-- GIVEN DATA start --

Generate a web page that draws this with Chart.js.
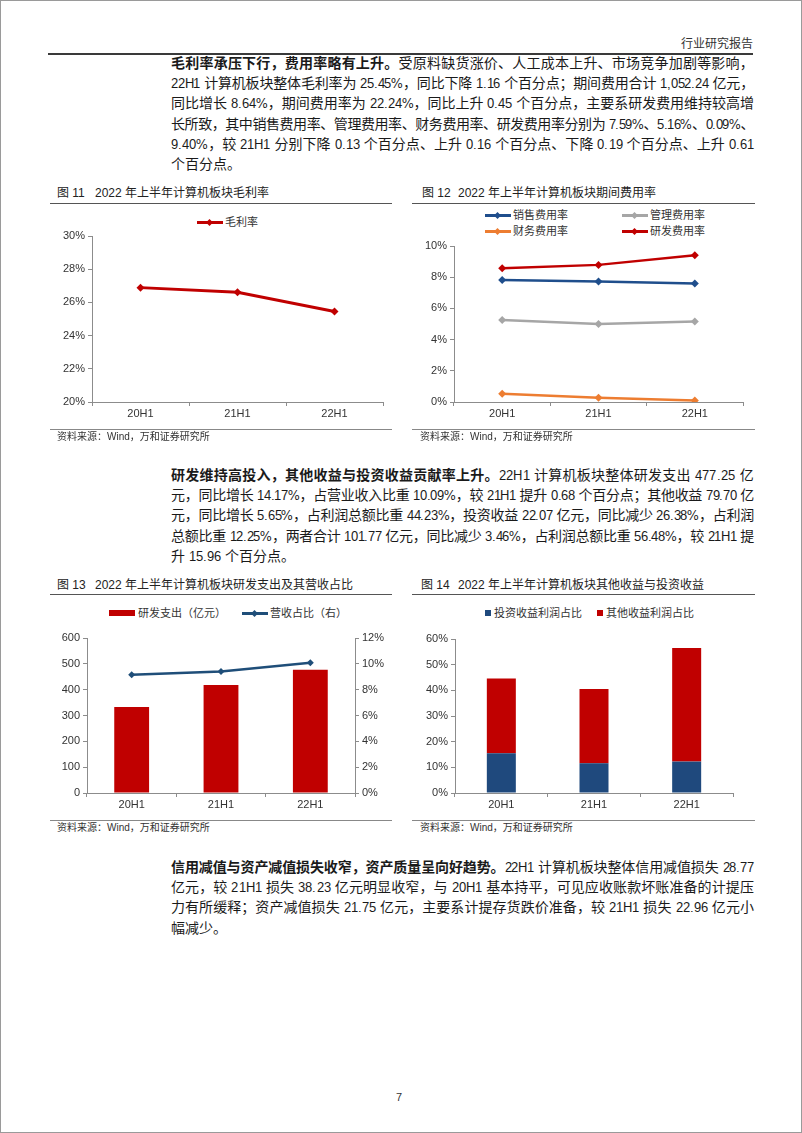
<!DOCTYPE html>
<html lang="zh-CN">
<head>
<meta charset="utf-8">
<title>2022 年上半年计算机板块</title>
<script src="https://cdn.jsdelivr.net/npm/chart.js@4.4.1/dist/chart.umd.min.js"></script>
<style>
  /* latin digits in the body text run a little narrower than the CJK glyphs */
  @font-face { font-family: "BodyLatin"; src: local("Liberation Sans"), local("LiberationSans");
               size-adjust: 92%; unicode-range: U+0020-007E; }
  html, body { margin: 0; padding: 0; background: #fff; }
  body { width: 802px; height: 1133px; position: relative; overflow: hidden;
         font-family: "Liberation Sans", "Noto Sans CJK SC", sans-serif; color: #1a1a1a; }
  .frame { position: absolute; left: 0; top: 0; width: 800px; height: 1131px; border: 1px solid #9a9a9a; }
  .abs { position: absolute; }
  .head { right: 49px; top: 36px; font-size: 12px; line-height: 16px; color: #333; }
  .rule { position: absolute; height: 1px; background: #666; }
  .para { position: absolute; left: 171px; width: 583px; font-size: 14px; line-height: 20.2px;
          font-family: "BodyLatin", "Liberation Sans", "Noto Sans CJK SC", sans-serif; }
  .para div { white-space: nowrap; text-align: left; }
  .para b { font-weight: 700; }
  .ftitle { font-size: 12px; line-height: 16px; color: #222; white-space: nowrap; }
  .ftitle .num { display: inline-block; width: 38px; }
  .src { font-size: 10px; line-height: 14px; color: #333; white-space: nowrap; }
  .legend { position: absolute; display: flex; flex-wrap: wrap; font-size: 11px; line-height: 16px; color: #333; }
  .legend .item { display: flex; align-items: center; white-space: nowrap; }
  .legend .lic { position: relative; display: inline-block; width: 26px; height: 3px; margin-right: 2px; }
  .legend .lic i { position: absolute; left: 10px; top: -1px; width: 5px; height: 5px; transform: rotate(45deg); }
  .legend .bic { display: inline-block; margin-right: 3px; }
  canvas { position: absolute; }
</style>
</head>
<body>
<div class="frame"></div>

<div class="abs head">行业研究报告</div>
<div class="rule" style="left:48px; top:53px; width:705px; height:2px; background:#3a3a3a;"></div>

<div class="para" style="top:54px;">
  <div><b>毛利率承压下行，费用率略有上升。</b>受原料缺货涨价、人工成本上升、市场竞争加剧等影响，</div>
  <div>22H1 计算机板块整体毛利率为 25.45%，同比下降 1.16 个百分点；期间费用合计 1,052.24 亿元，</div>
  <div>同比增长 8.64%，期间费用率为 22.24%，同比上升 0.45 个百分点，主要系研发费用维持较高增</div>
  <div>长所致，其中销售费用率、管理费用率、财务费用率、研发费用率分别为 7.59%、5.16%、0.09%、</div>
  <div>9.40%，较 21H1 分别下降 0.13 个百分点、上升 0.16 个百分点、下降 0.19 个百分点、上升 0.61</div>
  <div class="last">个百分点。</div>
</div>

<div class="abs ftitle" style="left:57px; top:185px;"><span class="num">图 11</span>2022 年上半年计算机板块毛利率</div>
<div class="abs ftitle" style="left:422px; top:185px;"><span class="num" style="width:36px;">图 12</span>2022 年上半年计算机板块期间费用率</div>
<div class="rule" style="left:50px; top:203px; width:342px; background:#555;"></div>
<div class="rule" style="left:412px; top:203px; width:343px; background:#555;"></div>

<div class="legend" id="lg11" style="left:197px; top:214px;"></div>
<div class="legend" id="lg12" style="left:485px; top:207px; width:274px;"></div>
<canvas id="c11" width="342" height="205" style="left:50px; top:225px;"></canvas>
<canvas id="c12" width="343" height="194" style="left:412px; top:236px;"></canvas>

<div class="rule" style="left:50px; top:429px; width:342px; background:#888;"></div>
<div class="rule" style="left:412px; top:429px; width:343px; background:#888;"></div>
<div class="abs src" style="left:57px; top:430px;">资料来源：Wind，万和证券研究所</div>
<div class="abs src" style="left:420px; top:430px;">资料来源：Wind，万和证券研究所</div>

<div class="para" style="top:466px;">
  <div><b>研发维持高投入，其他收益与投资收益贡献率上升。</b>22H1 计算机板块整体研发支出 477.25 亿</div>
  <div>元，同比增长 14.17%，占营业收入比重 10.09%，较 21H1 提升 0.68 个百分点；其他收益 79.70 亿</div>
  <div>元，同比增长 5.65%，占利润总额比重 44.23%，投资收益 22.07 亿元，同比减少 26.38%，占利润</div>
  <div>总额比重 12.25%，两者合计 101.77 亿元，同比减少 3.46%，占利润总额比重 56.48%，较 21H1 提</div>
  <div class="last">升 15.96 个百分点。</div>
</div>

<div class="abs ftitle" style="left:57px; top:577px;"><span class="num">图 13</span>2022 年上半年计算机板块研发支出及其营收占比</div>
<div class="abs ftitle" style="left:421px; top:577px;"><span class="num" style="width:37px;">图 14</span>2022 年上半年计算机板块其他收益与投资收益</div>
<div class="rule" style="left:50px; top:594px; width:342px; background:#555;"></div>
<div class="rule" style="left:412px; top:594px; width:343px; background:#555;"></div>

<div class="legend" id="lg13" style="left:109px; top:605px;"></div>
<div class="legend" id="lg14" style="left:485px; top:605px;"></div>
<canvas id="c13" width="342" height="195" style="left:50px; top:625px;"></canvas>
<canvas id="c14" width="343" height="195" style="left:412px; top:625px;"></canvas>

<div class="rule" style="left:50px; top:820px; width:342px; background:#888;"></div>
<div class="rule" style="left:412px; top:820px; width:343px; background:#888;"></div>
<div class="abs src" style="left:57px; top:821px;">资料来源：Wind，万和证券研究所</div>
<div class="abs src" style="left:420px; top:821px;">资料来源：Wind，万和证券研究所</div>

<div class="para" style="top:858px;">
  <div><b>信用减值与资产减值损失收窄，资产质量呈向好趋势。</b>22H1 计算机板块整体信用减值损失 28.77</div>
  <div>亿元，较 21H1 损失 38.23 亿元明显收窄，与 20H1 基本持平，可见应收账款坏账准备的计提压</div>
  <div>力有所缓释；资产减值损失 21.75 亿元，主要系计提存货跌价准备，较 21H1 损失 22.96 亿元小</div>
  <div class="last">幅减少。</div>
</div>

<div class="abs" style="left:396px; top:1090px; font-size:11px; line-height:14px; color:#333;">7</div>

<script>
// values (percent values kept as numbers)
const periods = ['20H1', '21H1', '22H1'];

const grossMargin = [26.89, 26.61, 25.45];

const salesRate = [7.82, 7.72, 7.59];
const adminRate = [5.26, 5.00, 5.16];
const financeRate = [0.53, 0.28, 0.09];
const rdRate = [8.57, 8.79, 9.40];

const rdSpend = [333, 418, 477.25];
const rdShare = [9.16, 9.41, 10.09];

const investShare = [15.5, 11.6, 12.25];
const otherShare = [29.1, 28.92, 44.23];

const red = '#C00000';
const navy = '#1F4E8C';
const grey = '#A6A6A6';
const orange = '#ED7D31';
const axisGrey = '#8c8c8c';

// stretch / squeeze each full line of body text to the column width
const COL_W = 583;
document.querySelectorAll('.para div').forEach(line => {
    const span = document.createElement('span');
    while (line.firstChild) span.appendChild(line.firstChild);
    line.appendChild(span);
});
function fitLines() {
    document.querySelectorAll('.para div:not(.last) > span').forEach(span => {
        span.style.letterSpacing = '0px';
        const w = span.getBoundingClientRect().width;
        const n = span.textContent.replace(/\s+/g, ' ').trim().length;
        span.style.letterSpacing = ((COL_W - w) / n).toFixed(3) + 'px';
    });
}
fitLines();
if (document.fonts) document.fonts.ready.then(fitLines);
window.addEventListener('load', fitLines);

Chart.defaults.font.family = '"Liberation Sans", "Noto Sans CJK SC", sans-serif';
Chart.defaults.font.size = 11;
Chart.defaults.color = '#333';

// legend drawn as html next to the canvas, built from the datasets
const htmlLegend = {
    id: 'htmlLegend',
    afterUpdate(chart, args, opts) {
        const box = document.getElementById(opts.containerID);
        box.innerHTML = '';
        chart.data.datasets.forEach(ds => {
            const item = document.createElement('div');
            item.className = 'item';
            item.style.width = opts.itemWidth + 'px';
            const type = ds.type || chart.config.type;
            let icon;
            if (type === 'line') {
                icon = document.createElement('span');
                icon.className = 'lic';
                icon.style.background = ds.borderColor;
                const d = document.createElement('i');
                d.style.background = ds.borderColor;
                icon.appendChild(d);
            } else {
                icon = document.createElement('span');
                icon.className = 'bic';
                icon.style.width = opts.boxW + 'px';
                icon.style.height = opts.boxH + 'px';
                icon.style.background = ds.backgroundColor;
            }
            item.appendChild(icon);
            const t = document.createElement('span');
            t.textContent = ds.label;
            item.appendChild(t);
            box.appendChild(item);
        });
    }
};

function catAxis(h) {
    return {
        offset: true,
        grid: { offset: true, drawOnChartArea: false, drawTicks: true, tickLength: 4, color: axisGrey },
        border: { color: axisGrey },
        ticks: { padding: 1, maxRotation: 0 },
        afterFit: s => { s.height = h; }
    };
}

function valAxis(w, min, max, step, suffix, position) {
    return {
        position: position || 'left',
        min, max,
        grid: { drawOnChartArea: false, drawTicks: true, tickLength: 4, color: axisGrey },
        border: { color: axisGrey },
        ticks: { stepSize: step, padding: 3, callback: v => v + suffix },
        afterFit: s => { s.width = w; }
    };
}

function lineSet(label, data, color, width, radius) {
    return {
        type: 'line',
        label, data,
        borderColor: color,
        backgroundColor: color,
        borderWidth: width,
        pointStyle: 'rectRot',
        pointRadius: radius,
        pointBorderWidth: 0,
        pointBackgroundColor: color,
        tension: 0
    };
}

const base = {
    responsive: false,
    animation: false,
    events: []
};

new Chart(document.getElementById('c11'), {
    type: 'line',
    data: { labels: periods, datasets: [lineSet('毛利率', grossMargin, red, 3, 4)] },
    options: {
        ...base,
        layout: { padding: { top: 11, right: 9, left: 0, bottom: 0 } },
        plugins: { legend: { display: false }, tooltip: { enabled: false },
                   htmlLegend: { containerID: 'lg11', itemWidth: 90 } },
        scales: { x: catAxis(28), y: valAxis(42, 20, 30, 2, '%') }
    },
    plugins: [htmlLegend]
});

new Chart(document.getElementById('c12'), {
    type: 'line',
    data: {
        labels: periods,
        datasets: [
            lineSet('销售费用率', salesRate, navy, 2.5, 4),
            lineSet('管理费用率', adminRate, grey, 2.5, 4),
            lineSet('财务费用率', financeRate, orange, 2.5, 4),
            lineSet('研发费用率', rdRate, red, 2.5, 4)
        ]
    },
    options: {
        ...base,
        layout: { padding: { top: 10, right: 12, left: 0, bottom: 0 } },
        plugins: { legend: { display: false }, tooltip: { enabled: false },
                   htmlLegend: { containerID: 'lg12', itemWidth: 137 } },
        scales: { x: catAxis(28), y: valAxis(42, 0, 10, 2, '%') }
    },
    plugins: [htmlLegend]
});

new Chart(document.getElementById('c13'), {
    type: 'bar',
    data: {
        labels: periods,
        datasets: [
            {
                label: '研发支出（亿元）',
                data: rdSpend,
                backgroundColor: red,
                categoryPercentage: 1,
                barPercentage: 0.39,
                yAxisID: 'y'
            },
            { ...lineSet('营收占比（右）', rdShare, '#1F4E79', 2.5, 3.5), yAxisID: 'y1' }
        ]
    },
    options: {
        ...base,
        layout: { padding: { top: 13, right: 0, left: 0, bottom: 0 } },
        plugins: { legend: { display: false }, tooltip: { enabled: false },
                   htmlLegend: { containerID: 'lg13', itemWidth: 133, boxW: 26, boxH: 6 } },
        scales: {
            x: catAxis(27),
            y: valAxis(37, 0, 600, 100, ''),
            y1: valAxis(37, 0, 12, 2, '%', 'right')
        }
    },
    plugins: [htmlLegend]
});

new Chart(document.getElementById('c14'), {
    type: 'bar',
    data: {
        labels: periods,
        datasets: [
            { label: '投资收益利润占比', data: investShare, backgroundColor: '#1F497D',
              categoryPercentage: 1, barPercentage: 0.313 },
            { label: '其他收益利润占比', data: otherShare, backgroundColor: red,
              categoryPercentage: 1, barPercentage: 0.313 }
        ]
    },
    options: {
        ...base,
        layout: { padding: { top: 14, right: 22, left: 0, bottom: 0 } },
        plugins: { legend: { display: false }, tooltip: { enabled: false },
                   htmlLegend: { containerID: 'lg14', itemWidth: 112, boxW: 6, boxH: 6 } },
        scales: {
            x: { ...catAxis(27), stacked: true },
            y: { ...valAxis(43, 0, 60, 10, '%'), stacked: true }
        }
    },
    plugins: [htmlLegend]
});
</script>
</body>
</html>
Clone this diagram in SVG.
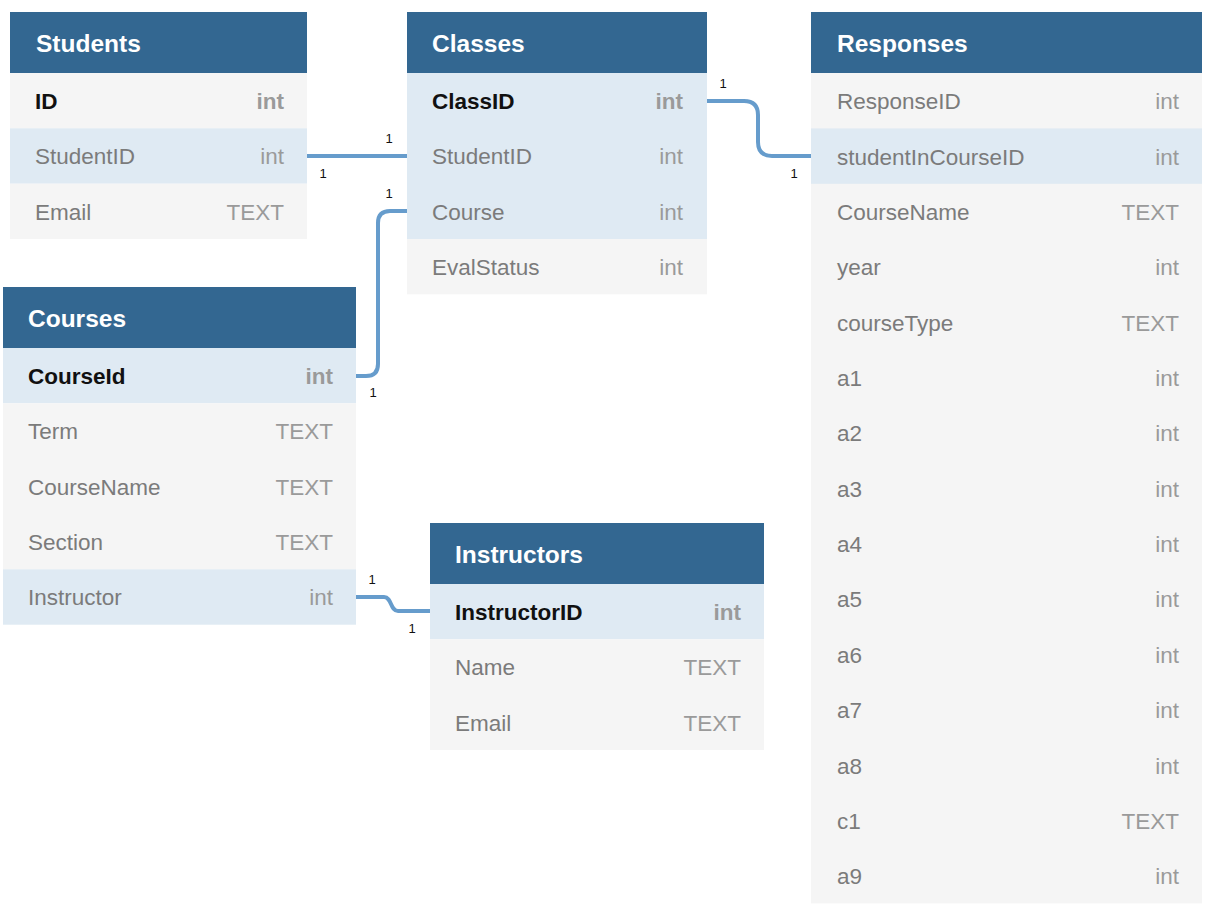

-- GIVEN DATA end --

▶ **PROBLEM TO SOLVE**: Pull out every line of the entries that includes the word "this".

▶ **WORKED ANSWER**:
Generate a web page that draws this with Chart.js.
Clone this diagram in SVG.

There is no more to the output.